João Branco Núncio, uma figura incontornável da nossa tauromaquia, um grande português, um grande empresário, um homem exemplar, um grande ser humano. Infelizmente morreu por um único motivo, a sede de destruição e o apagar de tudo aquilo que foi marcante e positivo que se fez no passado deste país até ao dia da fatídica e vergonhosa revolução.
"Dos muitos casos de violência, de roubo, de confisco da propriedade privada, ocorridos no Alentejo, alguns há que não podem ser facilmente esquecidos. Encontra-se nesta circunstância, o assalto à residência de mestre João Branco Núncio, já depois de lhe terem extorquido as suas bens exploradas empresas agrícolas e o seu semental de gado bravo. Dando vazão a ódios recalcados, a vinganças que se achavam adormecidas, manipulados politicamente, tomam-lhe alguns trabalhadores a casa de assalto, depradando-a pela forma mais selvática que se pode imaginar. A pretexto (aparece sempre um pretexto) da equívoca explosão de um engenho no Centro da Reforma Agrária, de Alcácer do Sal, indivíduos, na sua maioria estranhos à vila, para o efeito devidamente instrumentalizados, assaltam-lhe a residência particular, o que lhe restava, e à numerosa prole ainda a seu cargo. A pau e à navalha, destroem-lhe peças de mobiliário, o seu pequeno museu de recordações tauromáquicas, praticamente desfeito numa fúria selvagem, a que não foi poupado sequer um retrato a óleo, da autoria de Eduardo Malta, da figura em corpo inteiro do nosso maior mestre de toureio equestre de todos os tempos, o qual foi furiosamente golpeado à navalhada. A cabeça embalsamada do seu primeiro touro, como debutante, foi destruída à paulada, com ferocidade...

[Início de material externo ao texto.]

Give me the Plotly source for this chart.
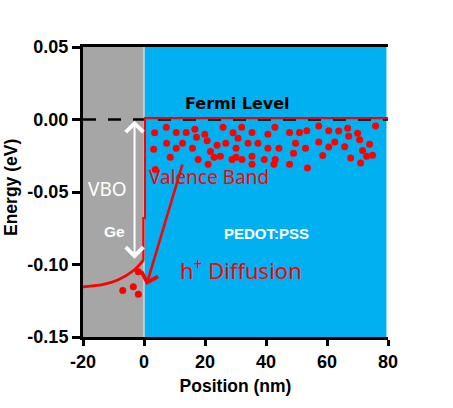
import plotly.graph_objects as go

# ---------------- data ----------------
x_ticks = [-20, 0, 20, 40, 60, 80]
x_ticklabels = ["-20", "0", "20", "40", "60", "80"]
y_ticks = [-0.15, -0.10, -0.05, 0.00, 0.05]
y_ticklabels = ["-0.15", "-0.10", "-0.05", "0.00", "0.05"]

# Fermi level / interface (red solid)
band_x = [80, 0.3, 0.3, -0.2, -0.2]
band_y = [0.001, 0.001, -0.068, -0.068, -0.097]
# bent valence band in Ge
curve_x = [-0.2, -3.2, -8.6, -14.0, -19.5, -20]
curve_y = [-0.097, -0.1038, -0.1107, -0.1141, -0.1153, -0.1157]

# Fermi level (black dashed)
fermi_x = [-20, 80]
fermi_y = [0, 0]

# holes in PEDOT:PSS
holes_x = [7.30, 3.49, 10.57, 13.83, 16.67, 25.93, 19.93, 17.21, 20.70, 7.41,
           12.64, 10.57, 3.16, 15.90, 23.97, 26.80, 21.79, 8.61, 17.76, 22.98,
           25.05, 21.02, 3.70,
           32.03, 42.92, 29.20, 35.41, 40.63, 47.72, 50.98, 53.38, 30.83, 34.10,
           37.37, 49.68, 30.18, 40.63, 44.23, 52.94, 49.02, 28.87, 30.18, 32.14,
           35.41, 39.44, 43.03, 35.41, 42.60, 47.72, 53.60,
           57.30, 66.77, 75.92, 60.57, 63.83, 70.04, 67.10, 70.70, 57.30, 62.53,
           60.57, 65.79, 73.96, 71.68, 58.60, 67.75, 72.98, 74.94, 71.02]
holes_y = [-0.0054, -0.0091, -0.0089, -0.0089, -0.0068, -0.0054, -0.0102, -0.0123, -0.0146, -0.0164,
           -0.0164, -0.0199, -0.0206, -0.0199, -0.0178, -0.0164, -0.0220, -0.0261, -0.0275, -0.0261,
           -0.0254, -0.0309, -0.0344,
           -0.0054, -0.0054, -0.0091, -0.0089, -0.0102, -0.0089, -0.0089, -0.0077, -0.0130, -0.0164,
           -0.0164, -0.0164, -0.0199, -0.0199, -0.0199, -0.0199, -0.0233, -0.0275, -0.0261, -0.0275,
           -0.0254, -0.0275, -0.0275, -0.0309, -0.0309, -0.0309, -0.0334,
           -0.0045, -0.0061, -0.0045, -0.0077, -0.0079, -0.0095, -0.0116, -0.0139, -0.0155, -0.0155,
           -0.0190, -0.0188, -0.0171, -0.0213, -0.0249, -0.0266, -0.0254, -0.0247, -0.0300]

# holes in Ge
ge_holes_x = [-1.86, -6.96, -3.5, -1.86]
ge_holes_y = [-0.105, -0.118, -0.1153, -0.1206]

# region extents
ge_region = [-20, 0]
pedot_region = [0, 79.5]
y_range = [-0.15, 0.05]

RED = "#ff0000"
GRAY = "#a6a6a6"
BLUE = "#00b0f0"

fig = go.Figure()

fig.add_trace(go.Scatter(x=fermi_x, y=fermi_y, mode="lines",
                         line=dict(color="black", width=2.6, dash="13px,12px"),
                         hoverinfo="skip"))
fig.add_trace(go.Scatter(x=band_x, y=band_y, mode="lines",
                         line=dict(color=RED, width=2.2), hoverinfo="skip"))
fig.add_trace(go.Scatter(x=curve_x, y=curve_y, mode="lines",
                         line=dict(color=RED, width=2.8, shape="spline"), hoverinfo="skip"))
fig.add_trace(go.Scatter(x=holes_x, y=holes_y, mode="markers",
                         marker=dict(color=RED, size=7, line=dict(width=0))))
fig.add_trace(go.Scatter(x=ge_holes_x, y=ge_holes_y, mode="markers",
                         marker=dict(color=RED, size=7, line=dict(width=0))))

fig.add_shape(type="rect", xref="x", yref="y", x0=ge_region[0], x1=ge_region[1],
              y0=y_range[0], y1=y_range[1], fillcolor=GRAY, line_width=0, layer="below")
fig.add_shape(type="rect", xref="x", yref="y", x0=pedot_region[0], x1=pedot_region[1],
              y0=y_range[0], y1=y_range[1], fillcolor=BLUE, line_width=0, layer="below")
fig.add_shape(type="line", xref="x", yref="y", x0=0, x1=0, y0=y_range[0], y1=y_range[1],
              line=dict(color="#c9dde6", width=1.5), layer="below")

txt = "Noto Sans"
title_font = dict(family="Liberation Sans, Arial", size=17.5, color="black", weight="bold")
ann = [
    dict(x=30.6, y=0.0107, text="Fermi Level", showarrow=False,
         font=dict(family="DejaVu Sans", size=16, color="black", weight="bold")),
    dict(x=-12.1, y=-0.048, text="VBO", showarrow=False,
         font=dict(family=txt, size=19, color="white")),
    dict(x=-9.8, y=-0.0769, text="Ge", showarrow=False,
         font=dict(family="Liberation Sans", size=15.5, color="white", weight="bold")),
    dict(x=21.4, y=-0.0397, text="Valence Band", showarrow=False,
         font=dict(family=txt, size=19, color=RED)),
    dict(x=40.2, y=-0.0783, text="PEDOT:PSS", showarrow=False,
         font=dict(family="Liberation Sans", size=15, color="white", weight="bold")),
    dict(x=31.7, y=-0.1031, text="h<sup>+</sup> Diffusion", showarrow=False,
         font=dict(family=txt, size=22, color=RED)),
    # y-axis title
    dict(x=0, y=0.5, xref="paper", yref="paper", xanchor="center", yanchor="middle",
         xshift=-72, yshift=4, textangle=-90,
         text="Energy (eV)", showarrow=False, font=title_font),
    # VBO double arrow
    dict(x=-3.1, y=-0.0008, ax=-3.1, ay=-0.097, xref="x", yref="y", axref="x", ayref="y",
         text="", showarrow=True, arrowside="end+start", arrowhead=4, startarrowhead=4,
         arrowsize=1.7, startarrowsize=1.7, arrowwidth=2, arrowcolor="white"),
    # h+ diffusion arrow
    dict(x=0.8, y=-0.1141, ax=12.75, ay=-0.030, xref="x", yref="y", axref="x", ayref="y",
         text="", showarrow=True, arrowhead=4, arrowsize=1.3, arrowwidth=2.6, arrowcolor=RED),
]
fig.update_layout(annotations=ann)

axis_font = dict(family="Liberation Sans, Arial", size=18, color="black", weight="bold")
fig.update_xaxes(range=[-20, 80], tickvals=x_ticks, ticktext=x_ticklabels,
                 showgrid=False, zeroline=False, showline=True, linewidth=3, linecolor="black",
                 mirror=True, ticks="outside", ticklen=6, tickwidth=3, tickcolor="black",
                 tickfont=axis_font,
                 title=dict(text="Position (nm)", standoff=10, font=title_font))
fig.update_yaxes(range=y_range, tickvals=y_ticks, ticktext=y_ticklabels,
                 showgrid=False, zeroline=False, showline=True, linewidth=3, linecolor="black",
                 ticks="outside", ticklen=8, tickwidth=3, tickcolor="black",
                 tickfont=axis_font)

fig.update_layout(width=453, height=408, autosize=False, showlegend=False,
                  margin=dict(l=83, r=65, t=47, b=71),
                  paper_bgcolor="white", plot_bgcolor="white")

fig.write_html("out.html", config={"displayModeBar": False},
               post_script="document.body.style.margin='0';")
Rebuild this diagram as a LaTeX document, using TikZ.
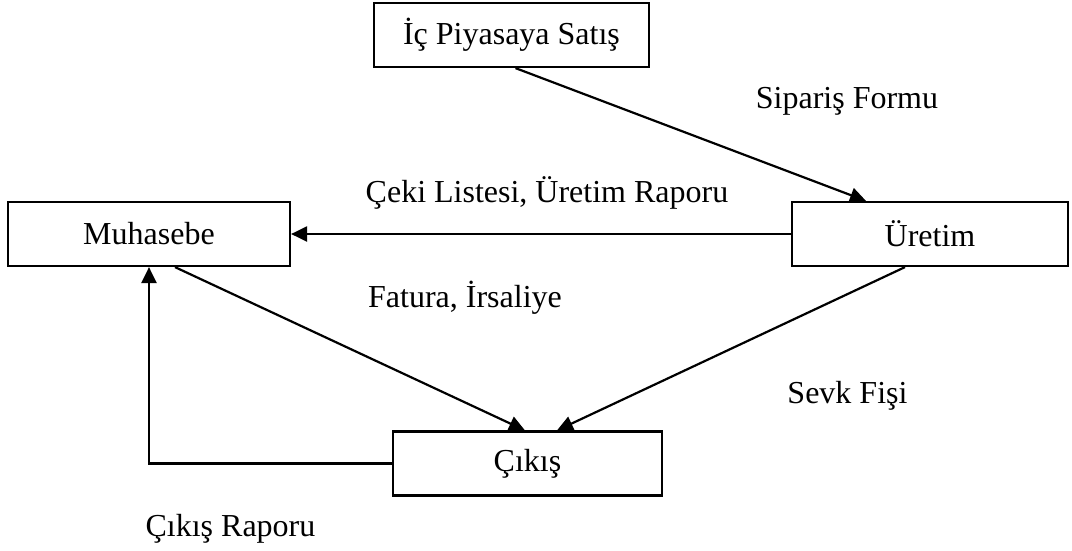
\documentclass[tikz,border=0pt]{standalone}
\usepackage{fontspec}
\setmainfont{Liberation Serif}
\usetikzlibrary{arrows.meta,calc}
\begin{document}
\begin{tikzpicture}[x=1pt,y=-1pt,
  box/.style={draw,line width=2.2pt,rectangle,inner sep=0pt,minimum height=64pt},
  conn/.style={line width=2.2pt,-{Triangle[length=16pt,width=15pt]}},
  lbl/.style={inner sep=0pt,anchor=base},
  every node/.style={font=\fontsize{32}{38}\selectfont}]
\useasboundingbox (0,0) rectangle (1072,550);
\node[box,minimum width=275pt] (ic) at (511.5,35) {İç Piyasaya Satış};
\node[box,minimum width=282pt] (muh) at (149,234) {Muhasebe};
\node[box,minimum width=276pt] (ure) at (930,234) {Üretim};
\node[box,minimum width=269pt] (cik) at (527.5,463.5) {Çıkış};
\draw[conn] ([xshift=4pt]ic.south) -- ([xshift=-64pt]ure.north);
\draw[conn] (ure.west) -- (muh.east);
\draw[conn] ([xshift=26pt]muh.south) -- ([xshift=-2.5pt]cik.north);
\draw[conn] ([xshift=-25pt]ure.south) -- ([xshift=29.5pt]cik.north);
\draw[conn] (cik.west) -| (muh.south);
\node[lbl] (l1) at (847,108) {Sipariş Formu};
\node[lbl] (l2) at (547,202) {Çeki Listesi, Üretim Raporu};
\node[lbl] (l3) at (465,307) {Fatura, İrsaliye};
\node[lbl] (l4) at (847.5,403) {Sevk Fişi};
\node[lbl] (l5) at (230.5,536) {Çıkış Raporu};
\end{tikzpicture}
\end{document}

Praticamente sem recursos com que valer à família numerosa ainda a suas expensas - como era o caso do seu filho e jovem cavaleiro José Núncio, inválido, como se sabe, em consequência de grave queda quando montava a cavalo - mestre João fora de alongada até à Golegã, hospedando-se em casa de seu cunhado Patrício Cecílio. Das suas montadas, de alta escola e apuro, apenas uma lhe ficou. Com ela se estava treinando, na esperança moça dos seus mais de 70 anos de voltar aos redondéis e amealhar uns tostões para não morrer à míngua. No entanto, não resistiria à dolorosa situação em que se achava. Um colapso cardíaco, surpreende-o a viver essa fagueira esperança de um regresso que, por desígnio de Deus, não se viria a consumar. Ficou de mestre Núncio, um nome honrado, uma grande simpatia humana e uma saudade que o tempo jamais apagará. Morto pelo ódio e não pelo amor dos homens!"